__Dataset content__.
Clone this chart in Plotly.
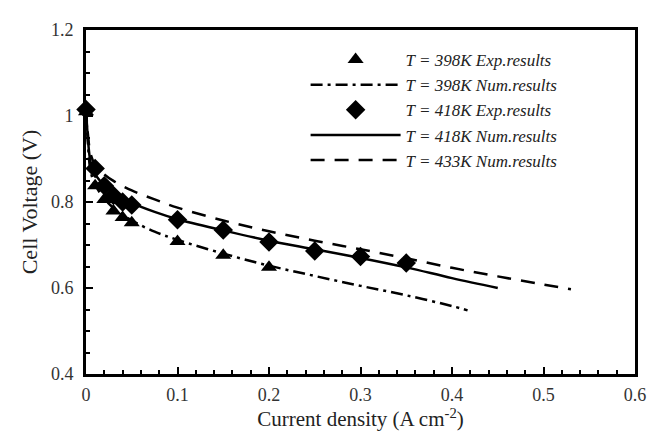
import plotly.graph_objects as go

# Experimental data
exp398_x = [0, 0.01, 0.02, 0.03, 0.04, 0.05, 0.10, 0.15, 0.20]
exp398_y = [1.01, 0.838, 0.806, 0.779, 0.764, 0.752, 0.708, 0.676, 0.648]

exp418_x = [0, 0.01, 0.02, 0.03, 0.04, 0.05, 0.10, 0.15, 0.20, 0.25, 0.30, 0.35]
exp418_y = [1.015, 0.878, 0.838, 0.815, 0.800, 0.793, 0.759, 0.735, 0.707, 0.686, 0.673, 0.658]

# Numerical results
num398_x = [0, 0.002, 0.005, 0.01, 0.02, 0.03, 0.05, 0.075, 0.10, 0.15, 0.20, 0.25, 0.30, 0.35, 0.40, 0.417]
num398_y = [1.02, 0.94, 0.872, 0.840, 0.808, 0.786, 0.757, 0.731, 0.712, 0.680, 0.652, 0.628, 0.605, 0.583, 0.558, 0.548]

num418_x = [0, 0.002, 0.005, 0.01, 0.02, 0.03, 0.05, 0.075, 0.10, 0.15, 0.20, 0.25, 0.30, 0.35, 0.40, 0.45]
num418_y = [1.02, 0.95, 0.893, 0.865, 0.839, 0.822, 0.798, 0.777, 0.760, 0.734, 0.710, 0.690, 0.670, 0.648, 0.623, 0.600]

num433_x = [0, 0.002, 0.005, 0.01, 0.02, 0.03, 0.05, 0.075, 0.10, 0.15, 0.20, 0.25, 0.30, 0.35, 0.40, 0.45, 0.50, 0.53]
num433_y = [1.02, 0.96, 0.912, 0.886, 0.864, 0.849, 0.827, 0.806, 0.787, 0.757, 0.732, 0.710, 0.690, 0.669, 0.647, 0.627, 0.608, 0.597]

FONT = "Liberation Serif"

fig = go.Figure()
fig.add_trace(go.Scatter(x=exp398_x, y=exp398_y, mode="markers", name="T = 398K Exp.results",
                         marker=dict(symbol="triangle-up", size=14, color="black"), cliponaxis=False))
fig.add_trace(go.Scatter(x=num398_x, y=num398_y, mode="lines", name="T = 398K Num.results",
                         line=dict(color="black", width=2.5, dash="12px,5px,3px,5px", shape="spline")))
fig.add_trace(go.Scatter(x=exp418_x, y=exp418_y, mode="markers", name="T = 418K Exp.results",
                         marker=dict(symbol="diamond", size=15, color="black"), cliponaxis=False))
fig.add_trace(go.Scatter(x=num418_x, y=num418_y, mode="lines", name="T = 418K Num.results",
                         line=dict(color="black", width=2.5, shape="spline")))
fig.add_trace(go.Scatter(x=num433_x, y=num433_y, mode="lines", name="T = 433K Num.results",
                         line=dict(color="black", width=2.5, dash="14px,10px", shape="spline")))

axis_common = dict(showline=True, linecolor="black", linewidth=3, mirror=True,
                   ticks="inside", tickcolor="black", tickwidth=2, ticklen=7,
                   showgrid=False, zeroline=False,
                   tickfont=dict(family=FONT, size=18, color="#333"))

fig.update_layout(
    width=655, height=431,
    margin=dict(l=78, r=28, t=18, b=58),
    paper_bgcolor="white", plot_bgcolor="white",
    font=dict(family=FONT, color="#222"),
    xaxis=dict(range=[0, 0.6], tick0=0, dtick=0.1, ticklabelstandoff=2,
               minor=dict(dtick=0.02, ticks="inside", ticklen=4, tickcolor="black", tickwidth=1.5),
               title=dict(text="Current density (A cm<sup>-2</sup>)", font=dict(family=FONT, size=21), standoff=8),
               **axis_common),
    yaxis=dict(range=[0.4, 1.2], tick0=0.4, dtick=0.2, ticklabelstandoff=6,
               minor=dict(dtick=0.05, ticks="inside", ticklen=4, tickcolor="black", tickwidth=1.5),
               title=dict(text="Cell Voltage (V)", font=dict(family=FONT, size=22), standoff=8),
               **axis_common),
    legend=dict(x=0.40, y=0.965, xanchor="left", yanchor="top", bgcolor="rgba(0,0,0,0)",
                font=dict(family=FONT, size=17, style="italic", color="#222"),
                itemwidth=90, tracegroupgap=0),
)

fig.write_html("out.html")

__Exercise prompt__. Reproduce the data verbatim. Do not carry any picture into the copy.

__Worked solution__.
Clone this chart in Plotly.
import plotly.graph_objects as go

# Experimental data
exp398_x = [0, 0.01, 0.02, 0.03, 0.04, 0.05, 0.10, 0.15, 0.20]
exp398_y = [1.01, 0.838, 0.806, 0.779, 0.764, 0.752, 0.708, 0.676, 0.648]

exp418_x = [0, 0.01, 0.02, 0.03, 0.04, 0.05, 0.10, 0.15, 0.20, 0.25, 0.30, 0.35]
exp418_y = [1.015, 0.878, 0.838, 0.815, 0.800, 0.793, 0.759, 0.735, 0.707, 0.686, 0.673, 0.658]

# Numerical results
num398_x = [0, 0.002, 0.005, 0.01, 0.02, 0.03, 0.05, 0.075, 0.10, 0.15, 0.20, 0.25, 0.30, 0.35, 0.40, 0.417]
num398_y = [1.02, 0.94, 0.872, 0.840, 0.808, 0.786, 0.757, 0.731, 0.712, 0.680, 0.652, 0.628, 0.605, 0.583, 0.558, 0.548]

num418_x = [0, 0.002, 0.005, 0.01, 0.02, 0.03, 0.05, 0.075, 0.10, 0.15, 0.20, 0.25, 0.30, 0.35, 0.40, 0.45]
num418_y = [1.02, 0.95, 0.893, 0.865, 0.839, 0.822, 0.798, 0.777, 0.760, 0.734, 0.710, 0.690, 0.670, 0.648, 0.623, 0.600]

num433_x = [0, 0.002, 0.005, 0.01, 0.02, 0.03, 0.05, 0.075, 0.10, 0.15, 0.20, 0.25, 0.30, 0.35, 0.40, 0.45, 0.50, 0.53]
num433_y = [1.02, 0.96, 0.912, 0.886, 0.864, 0.849, 0.827, 0.806, 0.787, 0.757, 0.732, 0.710, 0.690, 0.669, 0.647, 0.627, 0.608, 0.597]

FONT = "Liberation Serif"

fig = go.Figure()
fig.add_trace(go.Scatter(x=exp398_x, y=exp398_y, mode="markers", name="T = 398K Exp.results",
                         marker=dict(symbol="triangle-up", size=14, color="black"), cliponaxis=False))
fig.add_trace(go.Scatter(x=num398_x, y=num398_y, mode="lines", name="T = 398K Num.results",
                         line=dict(color="black", width=2.5, dash="12px,5px,3px,5px", shape="spline")))
fig.add_trace(go.Scatter(x=exp418_x, y=exp418_y, mode="markers", name="T = 418K Exp.results",
                         marker=dict(symbol="diamond", size=15, color="black"), cliponaxis=False))
fig.add_trace(go.Scatter(x=num418_x, y=num418_y, mode="lines", name="T = 418K Num.results",
                         line=dict(color="black", width=2.5, shape="spline")))
fig.add_trace(go.Scatter(x=num433_x, y=num433_y, mode="lines", name="T = 433K Num.results",
                         line=dict(color="black", width=2.5, dash="14px,10px", shape="spline")))

axis_common = dict(showline=True, linecolor="black", linewidth=3, mirror=True,
                   ticks="inside", tickcolor="black", tickwidth=2, ticklen=7,
                   showgrid=False, zeroline=False,
                   tickfont=dict(family=FONT, size=18, color="#333"))

fig.update_layout(
    width=655, height=431,
    margin=dict(l=78, r=28, t=18, b=58),
    paper_bgcolor="white", plot_bgcolor="white",
    font=dict(family=FONT, color="#222"),
    xaxis=dict(range=[0, 0.6], tick0=0, dtick=0.1, ticklabelstandoff=2,
               minor=dict(dtick=0.02, ticks="inside", ticklen=4, tickcolor="black", tickwidth=1.5),
               title=dict(text="Current density (A cm<sup>-2</sup>)", font=dict(family=FONT, size=21), standoff=8),
               **axis_common),
    yaxis=dict(range=[0.4, 1.2], tick0=0.4, dtick=0.2, ticklabelstandoff=6,
               minor=dict(dtick=0.05, ticks="inside", ticklen=4, tickcolor="black", tickwidth=1.5),
               title=dict(text="Cell Voltage (V)", font=dict(family=FONT, size=22), standoff=8),
               **axis_common),
    legend=dict(x=0.40, y=0.965, xanchor="left", yanchor="top", bgcolor="rgba(0,0,0,0)",
                font=dict(family=FONT, size=17, style="italic", color="#222"),
                itemwidth=90, tracegroupgap=0),
)

fig.write_html("out.html")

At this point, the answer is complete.